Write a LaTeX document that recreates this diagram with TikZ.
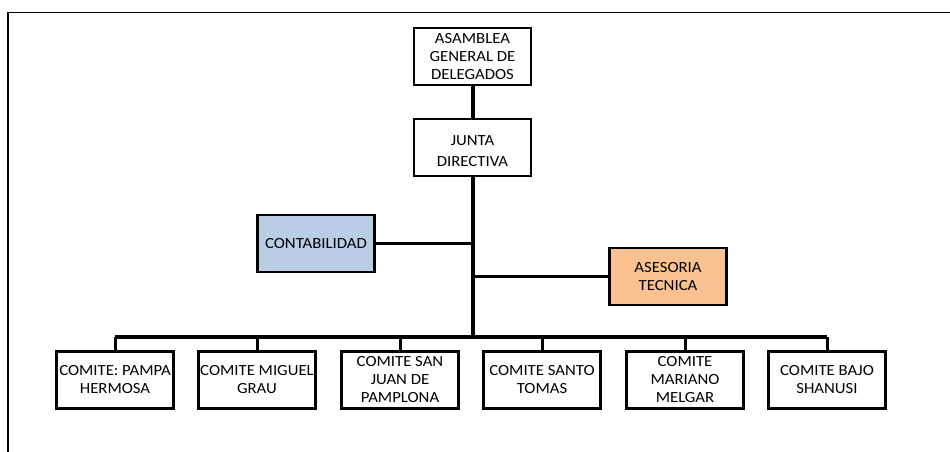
\documentclass[tikz,border=0pt]{standalone}
\usepackage{fontspec}
\setmainfont{Carlito}[FakeStretch=1.08]
\definecolor{contab}{HTML}{B9CDE5}
\definecolor{aseso}{HTML}{FAC191}
\begin{document}
\begin{tikzpicture}[x=1pt,y=-1pt,
  box/.style={draw=black,line width=2.6pt,fill=white,minimum width=117pt,minimum height=57pt,
    inner sep=0pt,align=center,font=\fontsize{15.5}{18}\selectfont},
  trunk/.style={line width=4pt},
  branch/.style={line width=3pt},
  frame/.style={line width=1.6pt}]
\useasboundingbox (0,0) rectangle (950,452);
\draw[frame] (8,452) -- (8,12.5) -- (950,12.5);
% nodes
\node[box] (asam) at (472.5,56.5) {ASAMBLEA\\GENERAL DE\\DELEGADOS};
\node[box] (junta) at (472.5,147.5) {\raisebox{-5pt}[\height][\depth]{\begin{tabular}{@{}c@{}}JUNTA\\[3pt]DIRECTIVA\end{tabular}}};
\node[box,fill=contab] (cont) at (316,243.5) {CONTABILIDAD};
\node[box,fill=aseso] (ases) at (668,276.5) {ASESORIA\\TECNICA};
\node[box] (c1) at (115,380) {COMITE: PAMPA\\HERMOSA};
\node[box] (c2) at (257,380) {COMITE MIGUEL\\GRAU};
\node[box] (c3) at (400,380) {COMITE SAN\\JUAN DE\\PAMPLONA};
\node[box] (c4) at (542,380) {COMITE SANTO\\TOMAS};
\node[box] (c5) at (685,380) {COMITE\\MARIANO\\MELGAR};
\node[box] (c6) at (827,380) {COMITE BAJO\\SHANUSI};
% bus coordinates
\coordinate (bus) at (472.5,337);
\coordinate (tc) at (472.5,243.5);
\coordinate (ta) at (472.5,276.5);
% connectors
\draw[trunk] (asam.south) -- (junta.north);
\draw[trunk] (junta.south) -- (bus);
\draw[branch] (cont.east) -- (tc);
\draw[branch] (ta) -- (ases.west);
\draw[trunk] (c1.north |- bus) -- (c6.north |- bus);
\foreach \c in {c1,c2,c3,c4,c5,c6}
  \draw[branch] (\c.north |- bus) -- (\c.north);
\end{tikzpicture}
\end{document}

++++++

Requirement: Leave the pictures out and output the rest of the listing exactly.

Result of the task:
Write a LaTeX document that recreates this diagram with TikZ.
\documentclass[tikz,border=0pt]{standalone}
\usepackage{fontspec}
\setmainfont{Carlito}[FakeStretch=1.08]
\definecolor{contab}{HTML}{B9CDE5}
\definecolor{aseso}{HTML}{FAC191}
\begin{document}
\begin{tikzpicture}[x=1pt,y=-1pt,
  box/.style={draw=black,line width=2.6pt,fill=white,minimum width=117pt,minimum height=57pt,
    inner sep=0pt,align=center,font=\fontsize{15.5}{18}\selectfont},
  trunk/.style={line width=4pt},
  branch/.style={line width=3pt},
  frame/.style={line width=1.6pt}]
\useasboundingbox (0,0) rectangle (950,452);
\draw[frame] (8,452) -- (8,12.5) -- (950,12.5);
% nodes
\node[box] (asam) at (472.5,56.5) {ASAMBLEA\\GENERAL DE\\DELEGADOS};
\node[box] (junta) at (472.5,147.5) {\raisebox{-5pt}[\height][\depth]{\begin{tabular}{@{}c@{}}JUNTA\\[3pt]DIRECTIVA\end{tabular}}};
\node[box,fill=contab] (cont) at (316,243.5) {CONTABILIDAD};
\node[box,fill=aseso] (ases) at (668,276.5) {ASESORIA\\TECNICA};
\node[box] (c1) at (115,380) {COMITE: PAMPA\\HERMOSA};
\node[box] (c2) at (257,380) {COMITE MIGUEL\\GRAU};
\node[box] (c3) at (400,380) {COMITE SAN\\JUAN DE\\PAMPLONA};
\node[box] (c4) at (542,380) {COMITE SANTO\\TOMAS};
\node[box] (c5) at (685,380) {COMITE\\MARIANO\\MELGAR};
\node[box] (c6) at (827,380) {COMITE BAJO\\SHANUSI};
% bus coordinates
\coordinate (bus) at (472.5,337);
\coordinate (tc) at (472.5,243.5);
\coordinate (ta) at (472.5,276.5);
% connectors
\draw[trunk] (asam.south) -- (junta.north);
\draw[trunk] (junta.south) -- (bus);
\draw[branch] (cont.east) -- (tc);
\draw[branch] (ta) -- (ases.west);
\draw[trunk] (c1.north |- bus) -- (c6.north |- bus);
\foreach \c in {c1,c2,c3,c4,c5,c6}
  \draw[branch] (\c.north |- bus) -- (\c.north);
\end{tikzpicture}
\end{document}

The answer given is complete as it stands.